Quota-Based Throttling with Exponential Back-Off: Clients are given a daily quota, and once reached, requests experience exponential back-off delays.
- Ideal Use Case: Public APIs with cost constraints, such as those provided by cloud platforms, where users need predictable quotas and load control.

Key Drawbacks and Challenges in Scaling

When implementing back-off and throttling mechanisms, platforms encounter several challenges:

User Experience Degradation: Frequent throttling and high back-off intervals lead to slower response times, impacting user satisfaction.
Dynamic Load Adaptation: Systems need to adapt their throttling and back-off based on real-time load, which can require complex monitoring and adjustment algorithms.
Cascading Failures: Improper configurations, such as insufficient jitter in back-off or poorly timed throttling, can result in synchronized requests, amplifying system overload.
Fairness Across Clients: Balancing resource usage across diverse clients, while maintaining system health, can be challenging in multi-tenant environments.

Choosing the Right Strategy

Selecting the right approach involves assessing your system’s needs, load patterns, and criticality.
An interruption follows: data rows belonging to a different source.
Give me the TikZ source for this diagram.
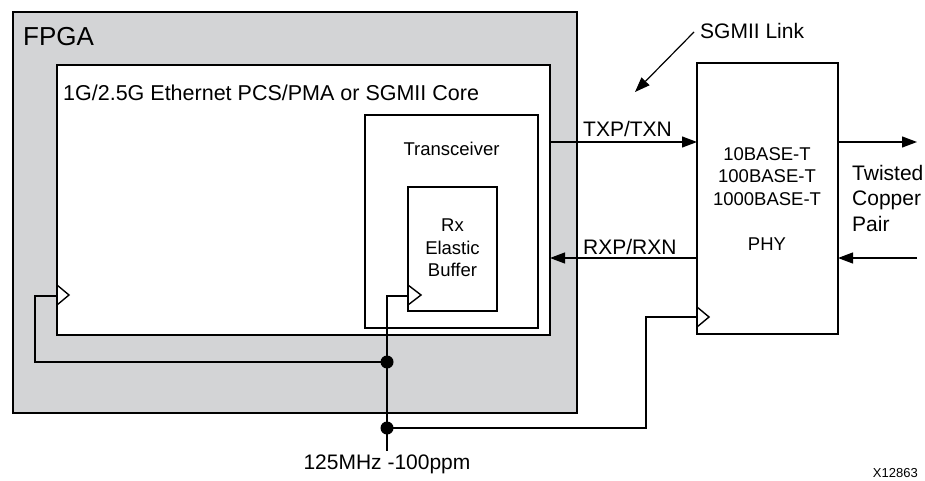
\documentclass[tikz,border=0pt]{standalone}
\usepackage{fontspec}
\setmainfont{Liberation Sans}
\usetikzlibrary{arrows.meta}
\definecolor{fpgagray}{RGB}{211,212,214}
\begin{document}
\begin{tikzpicture}[x=1pt,y=-1pt,
  box/.style={draw, line width=2.5pt, anchor=north west, inner sep=0pt, outer sep=0pt, fill=white},
  wire/.style={line width=1.2pt},
  sig/.style={wire, -{Triangle[length=15pt,width=11pt]}},
  chev/.style={line width=1.4pt},
  jdot/.style={circle, fill=black, inner sep=0pt, minimum size=13pt},
  txt/.style={inner sep=0pt, align=center},
  big/.style={font=\fontsize{26}{30}\selectfont},
  mid/.style={font=\fontsize{21}{25}\selectfont},
  sml/.style={font=\fontsize{18.5}{22.5}\selectfont},
  tiny/.style={font=\fontsize{13}{15}\selectfont}]
\useasboundingbox (0,0) rectangle (925,481);
% boxes
\node[box, fill=fpgagray, minimum width=564pt, minimum height=401pt] (fpga) at (13,12) {};
\node[box, minimum width=493pt, minimum height=270pt] (core) at (57,65) {};
\node[box, minimum width=173pt, minimum height=213pt] (xcvr) at (365,115) {};
\node[box, minimum width=89pt, minimum height=124pt] (rxbuf) at (408,187) {};
\node[box, minimum width=141pt, minimum height=271pt] (phy) at (697,63) {};
% texts
\node[txt, big, anchor=west] (tfpga) at (23,37) {FPGA};
\node[txt, font=\fontsize{21.5}{25}\selectfont, anchor=west] (tcore) at (63,93) {1G/2.5G Ethernet PCS/PMA or SGMII Core};
\node[txt, sml] (txcvr) at (451.5,149) {Transceiver};
\node[txt, sml, anchor=north] (trx) at (452.5,219) {Rx\\Elastic\\Buffer};
\node[txt, sml, anchor=north] (tphy) at (767,147) {10BASE-T\\100BASE-T\\1000BASE-T};
\node[txt, sml] (tphy2) at (767,244) {PHY};
\node[txt, mid, anchor=west] (ttx) at (583,129) {TXP/TXN};
\node[txt, mid, anchor=west] (trxn) at (583,247) {RXP/RXN};
\node[txt, anchor=north west, align=left, font=\fontsize{21}{25.5}\selectfont] (ttw) at (852,165) {Twisted\\Copper\\Pair};
\node[txt, mid, anchor=west] (tsg) at (700,31) {SGMII Link};
\node[txt, mid] (tclk) at (387,464) {125MHz -100ppm};
\node[txt, tiny, anchor=east] (tid) at (918,473) {X12863};
% signal links
\coordinate (ty) at (0,142);
\coordinate (ry) at (0,258);
\coordinate (outr) at (917,142);
\coordinate (inr) at (917,258);
\draw[sig] (core.east |- ty) -- (phy.west |- ty);
\draw[sig] (phy.west |- ry) -- (core.east |- ry);
\draw[sig] (phy.east |- ty) -- (outr);
\draw[sig] (inr) -- (phy.east |- ry);
\coordinate (sgs) at (694,32);
\coordinate (sge) at (635,92);
\draw[sig] (sgs) -- (sge);
% clock inputs (chevrons)
\draw[chev] (core.west |- 0,285) -- ++(12,10) -- ++(-12,10);
\draw[chev] (rxbuf.west |- 0,285) -- ++(13,10) -- ++(-13,10);
\draw[chev] (phy.west |- 0,307) -- ++(12,10) -- ++(-12,10);
% clock tree
\node[jdot] (d1) at (387,362) {};
\node[jdot] (d2) at (387,428) {};
\coordinate (ckend) at (387,451);
\coordinate (ck1) at (core.west |- 0,296);
\coordinate (ck2) at (rxbuf.west |- 0,296);
\coordinate (ck3) at (phy.west |- 0,317);
\draw[wire] (ck1) -- (35,296) |- (d1.center);
\draw[wire] (ck2) -| (ckend);
\draw[wire] (d2.center) -| (646,317) -- (ck3);
\end{tikzpicture}
\end{document}
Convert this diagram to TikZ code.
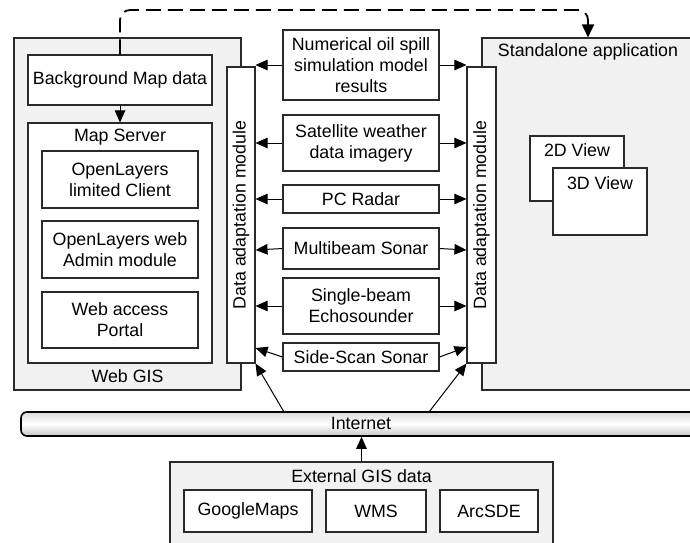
\documentclass[tikz,border=0pt]{standalone}
\usepackage{fontspec}
\setmainfont{Liberation Sans}
\usetikzlibrary{arrows.meta,calc}
\definecolor{edge}{HTML}{2A2A2A}
\definecolor{panel}{HTML}{F1F1F1}
\begin{document}
\begin{tikzpicture}[x=1pt,y=-1pt,
  font=\fontsize{17.8}{21}\selectfont,
  box/.style={draw=edge,line width=1.1pt,fill=white,inner sep=0pt,align=center},
  panelbox/.style={draw=edge,line width=1.1pt,fill=panel,inner sep=0pt},
  lbl/.style={inner sep=0pt,anchor=center},
  arr/.style={-{Triangle[length=12pt,width=10.5pt]},line width=1pt,draw=black},
  dasharr/.style={-{Triangle[length=13pt,width=12pt]},line width=1.8pt,dash pattern=on 15pt off 7pt,rounded corners=10pt}]
\useasboundingbox (0,0) rectangle (690,542);
\clip (0,0) rectangle (690,542);
% Web GIS
\node[panelbox,minimum width=227,minimum height=352] (webgis) at (127.5,214) {};
\node[lbl] (webgislab) at (127.5,376) {Web GIS};
\node[box,minimum width=184,minimum height=50] (bg) at (120,80) {Background Map data};
\node[box,minimum width=184,minimum height=240] (ms) at (120,243) {};
\node[lbl] (mslab) at (120,137) {Map Server};
\node[box,minimum width=156,minimum height=57] (olc) at (120,179.5) {OpenLayers\\limited Client};
\node[box,minimum width=156,minimum height=57] (ola) at (120,249.5) {OpenLayers web\\Admin module};
\node[box,minimum width=156,minimum height=56] (wap) at (120,320) {Web access\\Portal};
% Standalone
\node[panelbox,minimum width=212,minimum height=352] (sa) at (588,214) {};
\node[lbl] (salab) at (588,52) {Standalone application};
\node[box,minimum width=94,minimum height=65] (v2) at (577,168.5) {};
\node[lbl] (v2lab) at (577,150) {2D View};
\node[box,minimum width=94,minimum height=67] (v3) at (600,201.5) {};
\node[lbl] (v3lab) at (600,183) {3D View};
% modules
\node[box,minimum width=28,minimum height=296] (lmod) at (241,215) {};
\node[lbl,rotate=90] (lmodlab) at (241,215) {Data adaptation module};
\node[box,minimum width=29,minimum height=296] (rmod) at (481.5,215) {};
\node[lbl,rotate=90] (rmodlab) at (481.5,215) {Data adaptation module};
% central sources
\node[box,minimum width=156,minimum height=70] (num) at (361,65) {Numerical oil spill\\simulation model\\results};
\node[box,minimum width=156,minimum height=56] (sat) at (361,143) {Satellite weather\\data imagery};
\node[box,minimum width=156,minimum height=28] (pcr) at (361,199) {PC Radar};
\node[box,minimum width=156,minimum height=41] (mbs) at (361,248.5) {Multibeam Sonar};
\node[box,minimum width=156,minimum height=56] (sbe) at (361,306) {Single-beam\\Echosounder};
\node[box,minimum width=156,minimum height=28] (sss) at (361,357) {Side-Scan Sonar};
\foreach \n in {num,sat,pcr,sbe}{
  \draw[arr] (\n.west) -- (\n.west -| lmod.east);
  \draw[arr] (\n.east) -- (\n.east -| rmod.west);
}
\draw[arr] (mbs.west) -- (lmod.east |- 0,250);
\draw[arr] (mbs.east) -- (rmod.west |- 0,250);
\draw[arr] (sss.west) -- (lmod.east |- 0,348);
\draw[arr] (sss.east) -- (rmod.west |- 0,347);
% internal arrow
\draw[arr] (bg.south) -- (ms.north);
% dashed
\draw[dasharr] (bg.north) -- (120,10) -- (588,10) -- (sa.north);
% Internet
\node[draw=black,line width=1.6pt,rounded corners=6pt,minimum width=680,minimum height=24,inner sep=0pt,
  top color=black!14,bottom color=black!22,middle color=white,shading angle=0] (inet) at (361,424) {};
\node[lbl] (inetlab) at (361,423) {Internet};
\coordinate (ial) at (284,412);
\coordinate (iar) at (429,412);
\draw[arr] (ial) -- (lmod.south east);
\draw[arr] (iar) -- (rmod.south west);
% External GIS
\node[panelbox,minimum width=383,minimum height=120] (ext) at (361.5,522) {};
\node[lbl] (extlab) at (361.5,476) {External GIS data};
\node[box,minimum width=128,minimum height=42] (gm) at (248,511) {GoogleMaps};
\node[box,minimum width=100,minimum height=42] (wms) at (376,511) {WMS};
\node[box,minimum width=98,minimum height=42] (arc) at (489,511) {ArcSDE};
\draw[arr] (ext.north) -- (ext.north |- inet.south);
\end{tikzpicture}
\end{document}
Here’s a summary guide:

For High-Traffic Public APIs: Use token bucket throttling with adaptive back-off to manage bursty, unpredictable traffic.
For Mission-Critical Systems: Apply sliding window throttling with randomized exponential back-off to ensure availability under load.
For Cost-Conscious Applications: Choose quota-based throttling with cap limits on retries to manage expenses associated with API calls.

Wrapping up…

Both back-off and throttling are indispensable in modern platform development, especially as systems grow in scale and complexity. The right combination of these strategies not only protects the system but also improves resilience and user satisfaction. Fine-tuning these mechanisms to your platform’s needs, while periodically re-evaluating as usage evolves, will ensure smooth operations and a stable experience, even under unexpected load conditions.